Humble Confidence: A Model for Interfaith Apologetics seeks to provide a way forward in interfaith discussions from a Christian perspective. The book is divided into two parts: Reimagining Interfaith Apologetics and Contextual Apologetic Witness to Particular Audiences.
The first part focuses on the model for interfaith apologetics. Here, the authors note several great points. These include the fact that beliefs are embedded rather than held on a surface level. Too often, Christians interested in apologetics treat religious belief as one of a set of beliefs, each of which can simply be jettisoned and replaced with a new belief, as if people’s intellectual lives are a kind of salad bar from which we select and replace things on our plate. The authors rightly note that this is mistaken and that beliefs are formed contextually and often formed in an interconnected web in which removing one is not simple. The authors also note the way that one approaches other beliefs often involves cultural aspects and questions of integration, which is often unfortunately read as syncretism. While the book’s subtitle suggests a model will be presented, the authors present less of a one-size fits all model than a way of looking at beliefs and religions more broadly. This is probably more accurate and useful than any attempt at a singular model would be.

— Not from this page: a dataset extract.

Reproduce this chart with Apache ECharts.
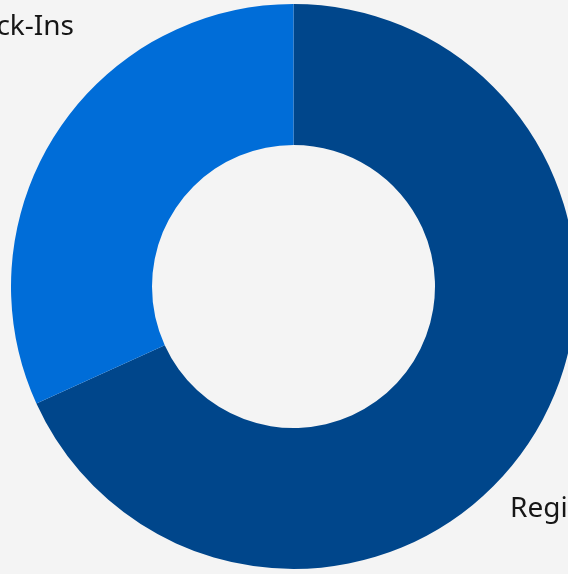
<!DOCTYPE html>
<html>
<head>
<meta charset="utf-8">
<style>
  html, body { margin: 0; padding: 0; background: #f4f4f4; }
  #chart { width: 568px; height: 574px; }
</style>
<script src="https://cdn.jsdelivr.net/npm/echarts@6/dist/echarts.min.js"></script>
</head>
<body>
<div id="chart"></div>
<script>
// Data
var categories = ['Registrations', 'Check-Ins'];
var values = [68.2, 31.8];
var colors = ['#00468b', '#006dd8'];

// Label placement (style only)
var labelSpots = [
  { x: 510, y: 509, align: 'left' },
  { x: 74, y: 27, align: 'right' }
];

var chart = echarts.init(document.getElementById('chart'), null, { renderer: 'canvas' });

var data = categories.map(function (c, i) {
  return { name: c, value: values[i], itemStyle: { color: colors[i] } };
});

chart.setOption({
  backgroundColor: '#f4f4f4',
  animation: false,
  series: [{
    type: 'pie',
    center: [293.5, 286.5],
    radius: [141.5, 282.5],
    startAngle: 90,
    clockwise: true,
    data: data,
    itemStyle: { borderWidth: 0 },
    emphasis: { disabled: true },
    label: {
      show: true,
      position: 'inside',
      overflow: 'none',
      color: '#161616',
      fontSize: 28,
      fontFamily: 'Noto Sans',
      formatter: '{b}'
    },
    labelLine: { show: false },
    labelLayout: function (p) {
      var s = labelSpots[p.dataIndex];
      return { x: s.x, y: s.y, align: s.align, verticalAlign: 'middle' };
    }
  }]
});
</script>
</body>
</html>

The second part of the book moves to apply insights from the first part of the book to specific religions. I found this part of the book less successful. For example, discussing Buddhism includes the notion that Buddhism must be confronted with “reality,” as if Buddhists themselves are somehow unaware of aspects of “reality” that might be challenging for their beliefs. Buddhism seeks reality in its own sense (179) and the attempt to move towards detachment from the world due to suffering is seen by the authors as a potential challenge to Christianity (187). Nevertheless, the answers provided reads as oversimplified and fail to take seriously the core beliefs of Buddhism.

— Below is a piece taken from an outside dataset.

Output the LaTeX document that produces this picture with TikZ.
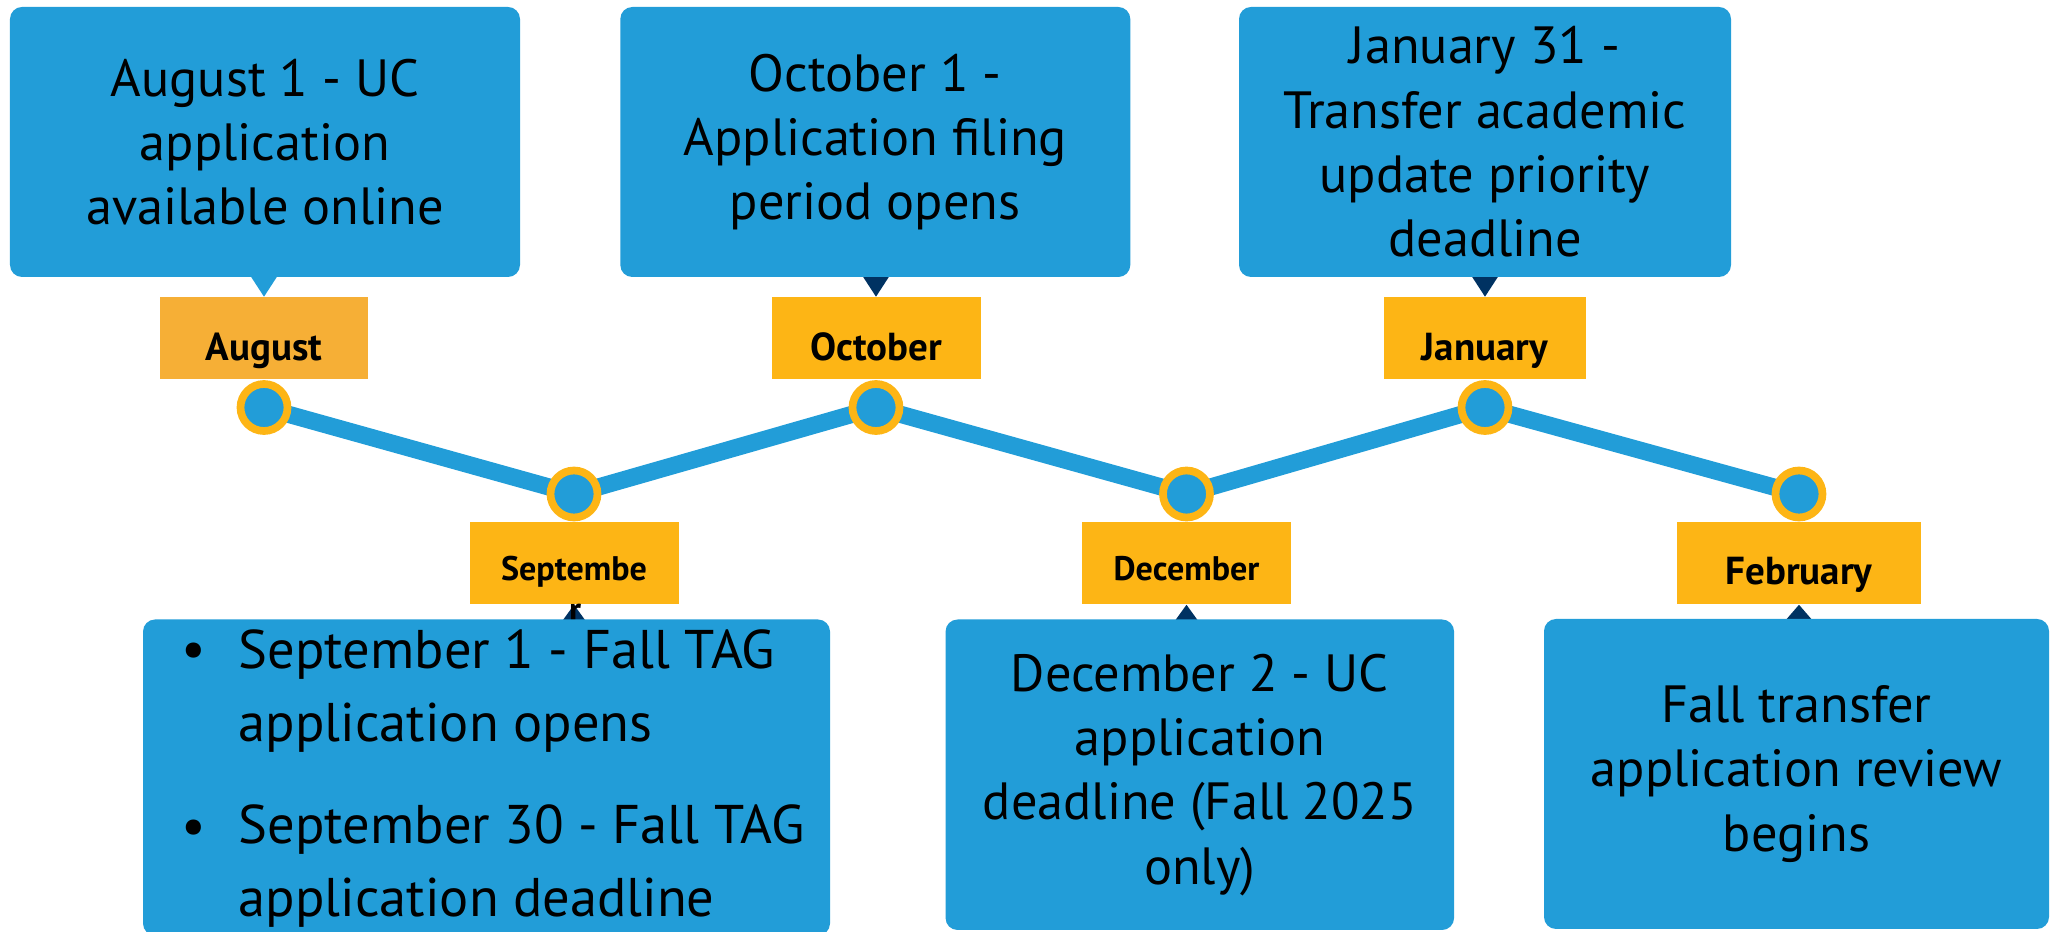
\documentclass[tikz,border=0pt]{standalone}
\usepackage{fontspec}
\setmainfont{PT Sans}
\usepackage{tikz}
\usetikzlibrary{positioning,backgrounds,calc}
\definecolor{evblue}{HTML}{229DD8}
\definecolor{gold}{HTML}{FDB515}
\definecolor{augold}{HTML}{F6AF36}
\definecolor{navy}{HTML}{003262}
\tikzset{
  track/.style={draw=evblue, line width=4.9pt},
  dot/.style={circle, draw=gold, fill=evblue, line width=2.2pt, minimum size=0.47cm, inner sep=0pt},
  month/.style={fill=gold, inner sep=0pt, minimum width=2.08cm, text height=0.63cm, text depth=0.19cm, font=\fontsize{11.1}{13}\selectfont\bfseries},
  monthsm/.style={month, text height=0.58cm, text depth=0.24cm, font=\fontsize{9.7}{11}\selectfont\bfseries},
  evbox/.style={fill=evblue, rounded corners=0.12cm, inner sep=0pt, align=center, font=\fontsize{14.9}{18.3}\selectfont},
  itemtxt/.style={anchor=base west, align=left, inner sep=0pt, font=\fontsize{15.5}{21}\selectfont},
  tail/.style={fill=navy},
}

\begin{document}
\begin{tikzpicture}
\useasboundingbox (0,0) rectangle (20.51,9.32);
% dots on the track
\node[dot] (dAug) at (2.64,5.245) {};
\node[dot] (dSep) at (5.74,4.38) {};
\node[dot] (dOct) at (8.76,5.245) {};
\node[dot] (dDec) at (11.865,4.38) {};
\node[dot] (dJan) at (14.85,5.245) {};
\node[dot] (dFeb) at (17.99,4.38) {};
\begin{scope}[on background layer]
  \draw[track] (dAug.center) -- (dSep.center) -- (dOct.center) -- (dDec.center)
    -- (dJan.center) -- (dFeb.center);
\end{scope}

% month tags
\node[month, fill=augold, above=0pt of dAug] (lAug) {August};
\node[monthsm, minimum width=2.09cm, below=0pt of dSep] (lSep) {Septembe};
\node[month, minimum width=2.09cm, above=0pt of dOct] (lOct) {October};
\node[monthsm, minimum width=2.09cm, below=0pt of dDec] (lDec) {December};
\node[month, minimum width=2.02cm, above=0pt of dJan] (lJan) {January};
\node[month, minimum width=2.44cm, text height=0.62cm, text depth=0.20cm, below=0pt of dFeb] (lFeb) {February};

% tails
\fill[evblue] (lAug.north) -- ++(-0.13,0.2) -- ++(0.26,0) -- cycle;
\fill[tail] (lOct.north) -- ++(-0.13,0.2) -- ++(0.26,0) -- cycle;
\fill[tail] (lJan.north) -- ++(-0.13,0.2) -- ++(0.26,0) -- cycle;
\fill[tail] (lSep.south) -- ++(-0.13,-0.18) -- ++(0.26,0) -- cycle;
\fill[tail] (lDec.south) -- ++(-0.13,-0.18) -- ++(0.26,0) -- cycle;
\fill[tail] (lFeb.south) -- ++(-0.13,-0.15) -- ++(0.26,0) -- cycle;

% the letter that spills out of the September tag
\node[font=\fontsize{9.7}{11}\selectfont\bfseries, anchor=base, inner sep=0pt] (lSepR) at (5.75,3.10) {r};

% event boxes
\node[evbox, minimum width=5.10cm, minimum height=2.70cm] (bAug) at (2.65,7.90)
  {August 1 - UC\\application\\available online};
\node[evbox, minimum width=5.10cm, minimum height=2.70cm] (bOct) at (8.753,7.90)
  {October 1 -\\Application filing\\period opens};
\node[evbox, minimum width=4.92cm, minimum height=2.70cm] (bJan) at (14.85,7.90)
  {January 31 -\\Transfer academic\\update priority\\deadline};
\node[evbox, minimum width=6.87cm, minimum height=3.16cm] (bSep) at (4.865,1.545) {};
\node[evbox, minimum width=5.085cm, minimum height=3.105cm] (bDec) at (11.998,1.5725)
  {December 2 - UC\\application\\deadline (Fall 2025\\only)};
\node[evbox, minimum width=5.05cm, minimum height=3.10cm] (bFeb) at (17.965,1.58)
  {Fall transfer\\application review\\begins};

% September list (base = last line)
\node[itemtxt] (tSep1) at (2.38,1.90) {September 1 - Fall TAG\\application opens};
\node[itemtxt] (tSep2) at (2.38,0.15) {September 30 - Fall TAG\\application deadline};
\node[itemtxt, anchor=base] (uSep1) at (1.94,2.64) {\textbullet};
\node[itemtxt, anchor=base] (uSep2) at (1.94,0.87) {\textbullet};
\end{tikzpicture}
\end{document}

Indeed, my overall impression of the book is that it is quite simple in its assessment of world religions. The authors are in an unenviable position of trying to both engage with world religions in limited space and attempting to show that such a simplistic interaction is undesirable and even unhelpful. Perhaps the book’s scope is wider than it should have been–more space dedicated to the “modeling” portion of the book may have helped differentiate it more from other broad apologetics books, and avoided the ill-fated attempt to summarize, engage with winsomely, and try to convert other religions.
Ultimately, Humble Confidence is a mixed bag. While I admire the authors’ attempts to show that interfaith dialogue must not always be adversarial, the actual apologetic aspects of the work left me wondering what made it different from standard approaches. It is a decent starting off point for reading about interfaith dialogue, but will leave readers wanting more.